Their likes and dislikes change, they are moody and they have strokes of insights that can change everything in the matter of one day. Yet too many times – especially if the Enterprise 2.0 project is headed by I.T. – they want it done right. (This leads me to my next blog post on opposites, coming soon.)
Remember this: There isn’t a perfect “right way”. And what might be right today may be wrong tomorrow. What is right for my organization may be very wrong for yours. The way to develop a collaborative strategy is tailor it to your org and run with it. But then be flexible enough to change – this is all very iterative.

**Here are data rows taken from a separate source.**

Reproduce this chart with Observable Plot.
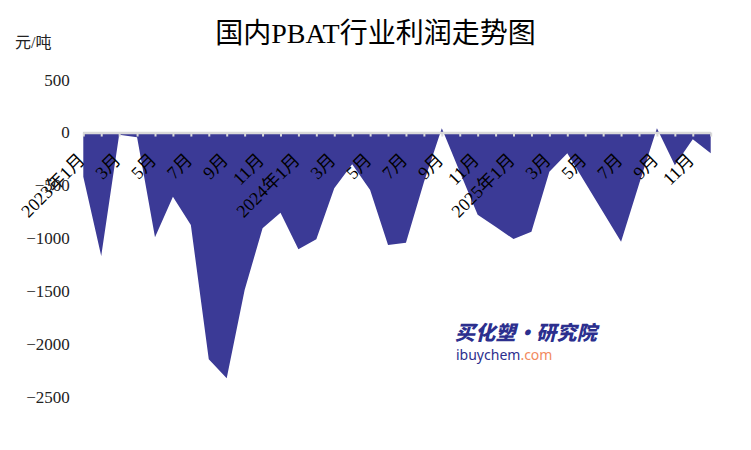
<!DOCTYPE html>
<html>
<head>
<meta charset="utf-8">
<script src="https://cdn.jsdelivr.net/npm/d3@7"></script>
<script src="https://cdn.jsdelivr.net/npm/@observablehq/plot@0.6"></script>
<style>
  html, body { margin: 0; padding: 0; background: #fff; }
  #wrap { position: relative; width: 751px; height: 450px; overflow: hidden; }
  #head { position: relative; height: 60px; }
  #title { position: absolute; left: 0; width: 751px; top: 17px; text-align: center; font-family: "Liberation Serif", "Noto Sans CJK SC", serif; font-size: 28px; color: #000; line-height: 1.2; }
  #unit { position: absolute; left: 15px; top: 33px; font-family: "Liberation Serif", "Noto Sans CJK SC", serif; font-size: 16px; color: #222; line-height: 1.2; }
  #wm1 { position: absolute; left: 455px; top: 322px; font-family: "Noto Sans CJK SC", sans-serif; font-weight: 900; font-style: italic; font-size: 20px; line-height: 20px; color: #2c2f8e; letter-spacing: 0.3px; }
  #wm2 { position: absolute; left: 456px; top: 348px; font-family: "Noto Sans", sans-serif; font-size: 14px; line-height: 14px; color: #2c2f8e; }
  #wm2 span { color: #f28a5e; }
  #chart svg, #chart svg text { font-family: "Liberation Serif", "Noto Sans CJK SC", serif !important; }
</style>
</head>
<body>
<div id="wrap">
  <div id="head">
    <div id="title">国内PBAT行业利润走势图</div>
    <div id="unit">元/吨</div>
  </div>
  <div id="chart"></div>
  <div id="wm1">买化塑·研究院</div>
  <div id="wm2">ibuychem<span>.com</span></div>
</div>
<script>
// Months (2023-01 .. 2025-12)
const months = [
  "2023-01","2023-02","2023-03","2023-04","2023-05","2023-06","2023-07","2023-08","2023-09","2023-10","2023-11","2023-12",
  "2024-01","2024-02","2024-03","2024-04","2024-05","2024-06","2024-07","2024-08","2024-09","2024-10","2024-11","2024-12",
  "2025-01","2025-02","2025-03","2025-04","2025-05","2025-06","2025-07","2025-08","2025-09","2025-10","2025-11","2025-12"
];
// PBAT industry profit, yuan/ton
const profit = [
  -418, -1168, -20, -45, -991, -607, -875, -2146, -2325, -1490, -906, -759,
  -1105, -1010, -528, -300, -544, -1064, -1042, -470, 40, -370, -778, -891,
  -1008, -938, -370, -197, -476, -755, -1033, -490, 40, -310, -64, -197
];
// Category tick labels (every other month)
const labelMonths = [
  "2023-01","2023-03","2023-05","2023-07","2023-09","2023-11",
  "2024-01","2024-03","2024-05","2024-07","2024-09","2024-11",
  "2025-01","2025-03","2025-05","2025-07","2025-09","2025-11"
];
const labelTexts = [
  "2023年1月","3月","5月","7月","9月","11月",
  "2024年1月","3月","5月","7月","9月","11月",
  "2025年1月","3月","5月","7月","9月","11月"
];
const yTickValues = [500, 0, -500, -1000, -1500, -2000, -2500];

const data = months.map((m, i) => ({month: m, value: profit[i]}));
const labels = labelMonths.map((m, i) => ({month: m, text: labelTexts[i]}));

const fill = "#3b3a96";
const axisGrey = "#d9d9d9";

const chart = Plot.plot({
  width: 751,
  height: 390,
  marginLeft: 83.3,
  marginRight: 40.3,
  marginTop: 9.1,
  marginBottom: 21.5,
  style: {fontSize: "15px", background: "transparent", overflow: "visible"},
  x: {type: "point", domain: months, padding: 0, axis: null},
  y: {domain: [-2800, 600], axis: null},
  marks: [
    Plot.areaY(data, {x: "month", y: "value", fill: fill, curve: "linear"}),
    Plot.ruleY([0], {stroke: axisGrey, strokeWidth: 2.5}),
    Plot.ruleX(months, {x: d => d, y1: 0, y2: -38, stroke: axisGrey, strokeWidth: 2}),
    Plot.text(labels, {x: "month", y: 0, text: "text", rotate: -45, textAnchor: "end", dx: -2, dy: 24, fontSize: 18, fill: "#000"}),
    Plot.axisY(yTickValues, {tickSize: 0, tickPadding: 14, fontSize: 17, tickFormat: d => String(d).replace("-", "\u2212"), label: null, fill: "#222"})
  ]
});
document.getElementById("chart").appendChild(chart);
</script>
</body>
</html>
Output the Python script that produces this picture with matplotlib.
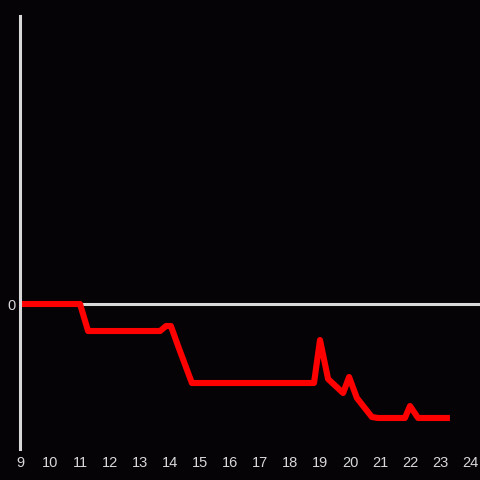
import matplotlib
matplotlib.use("Agg")
import matplotlib.pyplot as plt

# time of day (hours) and value (arbitrary units)
hours = [9.0, 11.0, 11.27, 13.67, 13.87, 14.03, 14.27, 14.73, 18.8, 19.0,
         19.27, 19.77, 19.97, 20.23, 20.73, 20.93, 21.83, 22.0, 22.27, 23.33]
values = [0, 0, -2.7, -2.7, -2.2, -2.2, -4.2, -7.9, -7.9, -3.6,
          -7.5, -8.9, -7.3, -9.4, -11.3, -11.4, -11.4, -10.2, -11.4, -11.4]
xticks = list(range(9, 25))

bg = "#050306"
fg = "#d8d8d8"

fig = plt.figure(figsize=(4.8, 4.8), dpi=100, facecolor=bg)
ax = fig.add_axes([20 / 480, 31 / 480, 460 / 480, 433 / 480], facecolor=bg)

ax.axhline(0, color=fg, lw=2.2, zorder=1)
ax.plot(hours, values, color="#ff0000", lw=4.4, solid_joinstyle="round",
        solid_capstyle="butt", zorder=2)

ax.set_xlim(9, 9 + 460 / 30)
ax.set_ylim(-14.5, 28.8)
ax.set_xticks(xticks)
ax.set_xticklabels([str(t) for t in xticks])
ax.set_yticks([0])
ax.set_yticklabels(["0"])
ax.tick_params(length=0, colors=fg, labelsize=10.5, pad=5)
ax.tick_params(axis="y", pad=3)
for lab in ax.get_xticklabels() + ax.get_yticklabels():
    lab.set_family("Liberation Sans")

for s in ["top", "right", "bottom"]:
    ax.spines[s].set_visible(False)
ax.spines["left"].set_color(fg)
ax.spines["left"].set_linewidth(2.2)

fig.savefig("out.png", dpi=100, facecolor=bg)
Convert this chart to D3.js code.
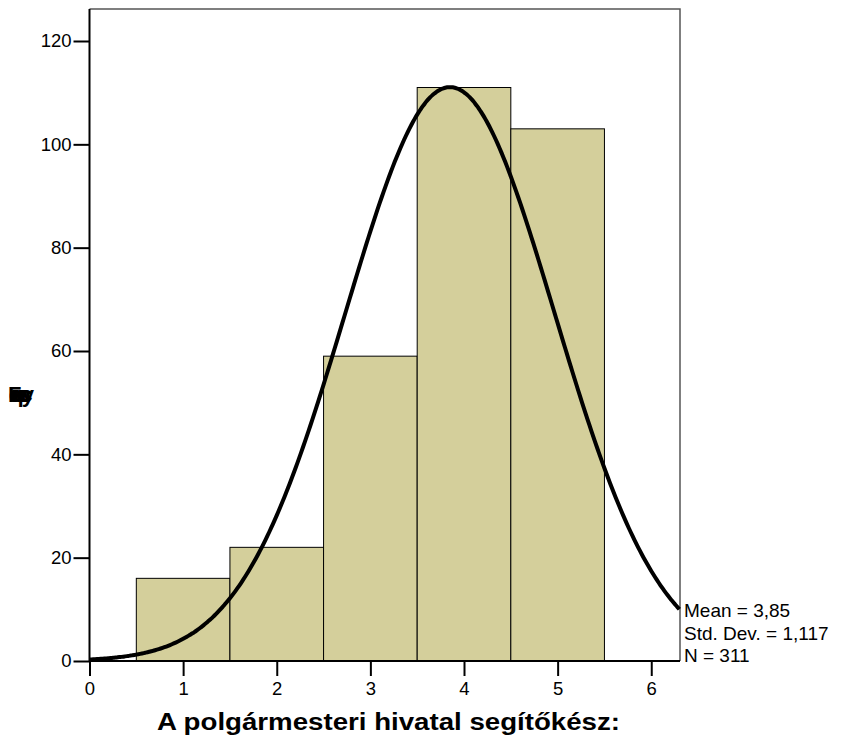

Because this is about people you must be willing to change. DO NOT treat this like an IT project. Treat it like a people project. In fact, it is not a project at all. It just is. It is woven into the way we work. It is about sharing, collaboration and openness which don’t need a project to work well. This is a difficult concept to help key stakeholders understand – but help them understand we must.
Iterate. Try, fail, succeed, share. (In fact, as Bart Schutte points out, there is also a bit of luck to it.)